Haben Sie selbst Kinder?

Ja, zwei. Sie sind 13 und 16.

Was war faszinierender: wie Ihre Kinder geboren wurden und aufwuchsen, wie also die Natur neues Leben erschuf - oder Ihre Kreationen im Labor?

Meine Kinder sind einfach ganz normal entstanden. Durch natürliche Fortpflanzung. Punkt. Das ist es ja gerade: Ich kann sie normal haben. Aber es gibt Millionen Menschen weltweit, die das eben nicht können. Und unsere Fruchtbarkeitsbehandlungen sind eine Lösung. Die Drei-Eltern-Behandlung ist im Vergleich zur gängigen künstlichen Befruchtung einfach nur der nächste Schritt. Hier wird statt Unfruchtbarkeit eine genetische Erkrankung behandelt. Ohne diese Behandlung kommen schwerkranke Kinder zur Welt, die unter Muskelschwäche, Blindheit oder Herzproblemen leiden. Aber wir können helfen!

Ist dieses neu entstehende Leben in Ihren Augen ein Wunder?

Nein, es ist einfach normal. Wir nehmen nur Sperma und Eizellen, vermischen sie und setzen sie einer Frau ein. Wie bei der künstlichen Befruchtung, nur dass es bei den Drei-Eltern-Babys Material aus zwei verschiedenen Eizellen ist.

Bisher wurde kein Drei-Eltern-Baby geboren. Wären Sie gerne der Erste, der ein solches Kind erschafft?

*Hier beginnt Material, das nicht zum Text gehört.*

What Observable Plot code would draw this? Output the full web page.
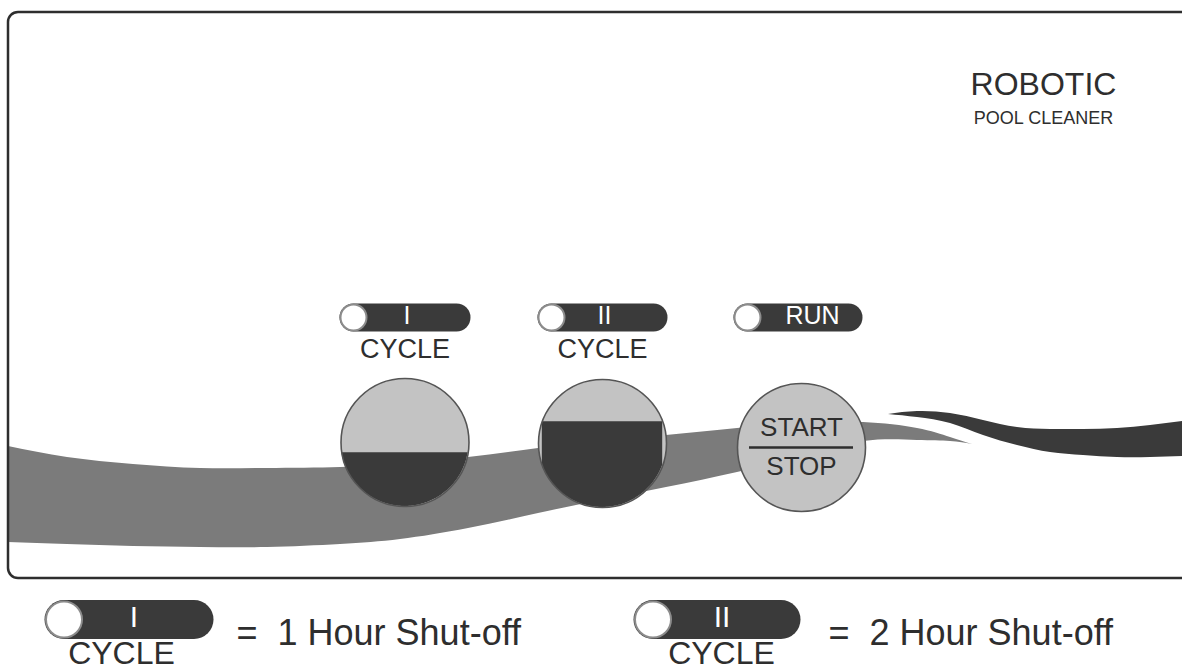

Ich freue mich über jedes gesunde Kind, das mit dieser Methode geboren wird. Aber natürlich wäre ich auch gerne dabei. Mein ganzes Labor hat wirklich große Expertise in dieser Technik.

Also werden Sie sich ein bisschen wie der Vater fühlen, wenn in Großbritannien das erste Drei-Eltern-Baby zur Welt kommt?

Na ja, nicht wirklich wie ein Vater. Aber sicherlich wie der Leiter eines Labors, das wissenschaftlich zu diesem Kind beigetragen hat.

Stolz werden Sie also schon sein?

Ja. Ja. Unbedingt. Weil wir die Grundlagen gelegt haben.

Werden Sie auch Sorgen haben wie ein Vater, ob sich der Nachwuchs gut entwickelt, ob ihm vielleicht etwas passiert oder sich doch etwas Unvorhergesehenes ergibt?

Nein, ich habe keine großen Sorgen. Natürlich ist jeder Schritt in die Praxis auch mit Risiken behaftet. Schließlich ist es ja eine Mikro-Operation an den Eizellen, die wir da vornehmen. Deshalb sollte nicht jeder diese Methoden anwenden. Aber unsere Versuche mit den Affen haben uns gezeigt, dass die Methode sicher ist. Die Affen sind jetzt fünf Jahre alt. Sie haben selbst schon wieder Kinder bekommen, und es geht ihnen gut. Es sind wilde Affen, die rumrennen, spielen, streiten. Echtes Leben eben.